Friday, December 28, 2012

Books Like Whoa: The Snow Spider by Jenny Nimmo (2012 Book Countdown)

Next up on the countdown, a haunting and delightful middle grade reader that won my heart

The Snow Spider
by Jenny Nimmo

Procured from my most favorite used bookstore in the world, McKay's

Procured in December 2011

Finished on January 1, 2012

Format: Audiobook, which I listened to on my way back to DC from Tennessee

Why I gave it a try: The good folks at Books You Should Read sold the hell out of this book on their inaugural book club and then I found the audio on the cheap. So I thought, why not?

Summary: Gwyn's ninth birthday doesn't get off to a great start. His father is still so devastating over his sister's disappearance the year before that he can't help but be horrible to Gwyn. Today, that means ruining his birthday party. But then, Gwyn's Gran gives him quite a gift - a test to see if he has inherited his wizard ancestors' powers. A snow spider arrives in response, confirming Gwyn's magical abilities, and giving Gwyn hope that he can heal his family. Magical shenanigans ensue. 

Thoughts: What I loved most about this book, which I believe is aimed at preteens, is the respect that the author shows for her young readers. There are some dark, scary things that happen in this book that Nimmo doesn't sugar coat at all. While I love Harry Potter inordinately, it has a rompy quality that keeps things from feeling too serious most of the time. This book is unabashedly dark. Stuff gets real and Nimmo doesn't temper things with much humor. She trusts her readers to deal with situations she sets up. In short, this is a very sophisticated emotional story, even if it is written for kids.

However, that doesn't mean that this is a depressing book or not fun to read. It just makes the stakes of the story feel weightier. Gwyn isn't just trying to save his community - he is trying to heal his family. He's trying to repair his relationship with his best friend. He's trying to connect with his ancestral history. I really admire this aspect of Nimmo's story telling: she makes the stakes focused on Gwyn's relationships, not on grand gestures of saving the world, though that does happen. The emotional driver for all the action in the story is grief - that's very rare for a children's book, from what I've seen.
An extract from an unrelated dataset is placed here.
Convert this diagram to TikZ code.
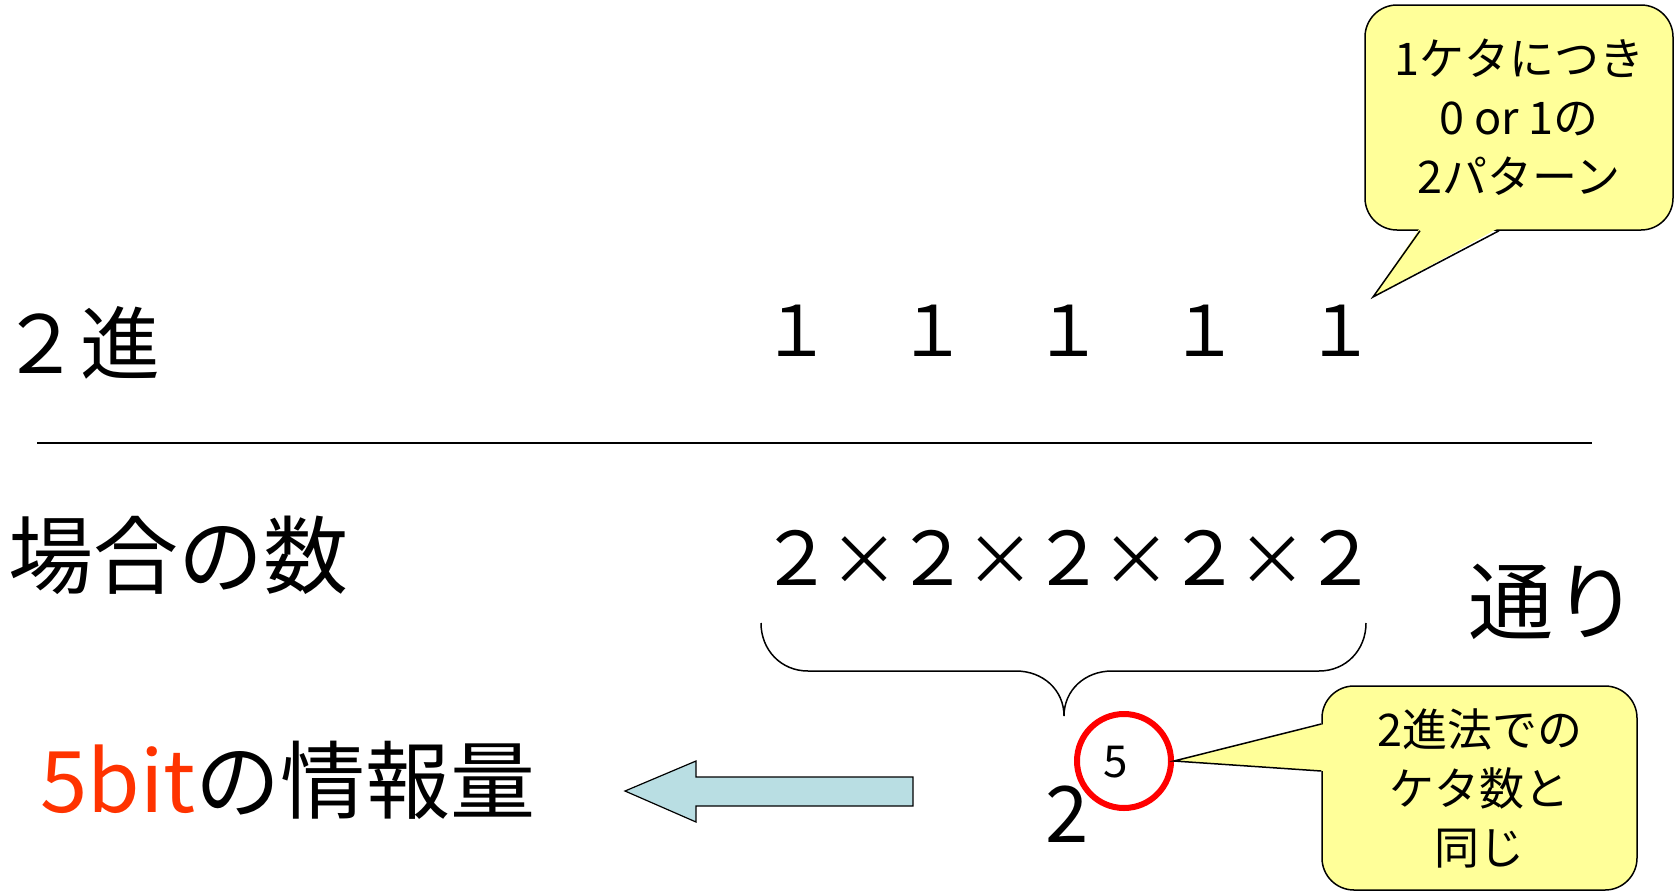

I also was in love with Nimmo's invocation of the setting. She creates an incredible atmosphere of wonder and natural beauty. Basically, she made me want to move to Wales. Her use of Welsh mythology gives the whole of the story a sense of depth and richness that makes the story more believable. She makes a number of allusions and direct references to the Mabinogion, especially through Gwyn's ancestors' names.

She also builds a great sense of Gwyn's community, creating rich secondary characters. I especially loved Gwyn's Gran, who is as sassy as you could hope a grandmother could be. His best friend, Allen, is also great, and the mending of Gwyn and Allen's relationship is a satisfying subplot.

This is a great story for kids filled with both magic and human drama - a rare, but extremely satisfying, combination that Nimmo executes flawlessly.


6 - Why are you still reading this review? Go pick this one up NOW

What was your favorite childhood book?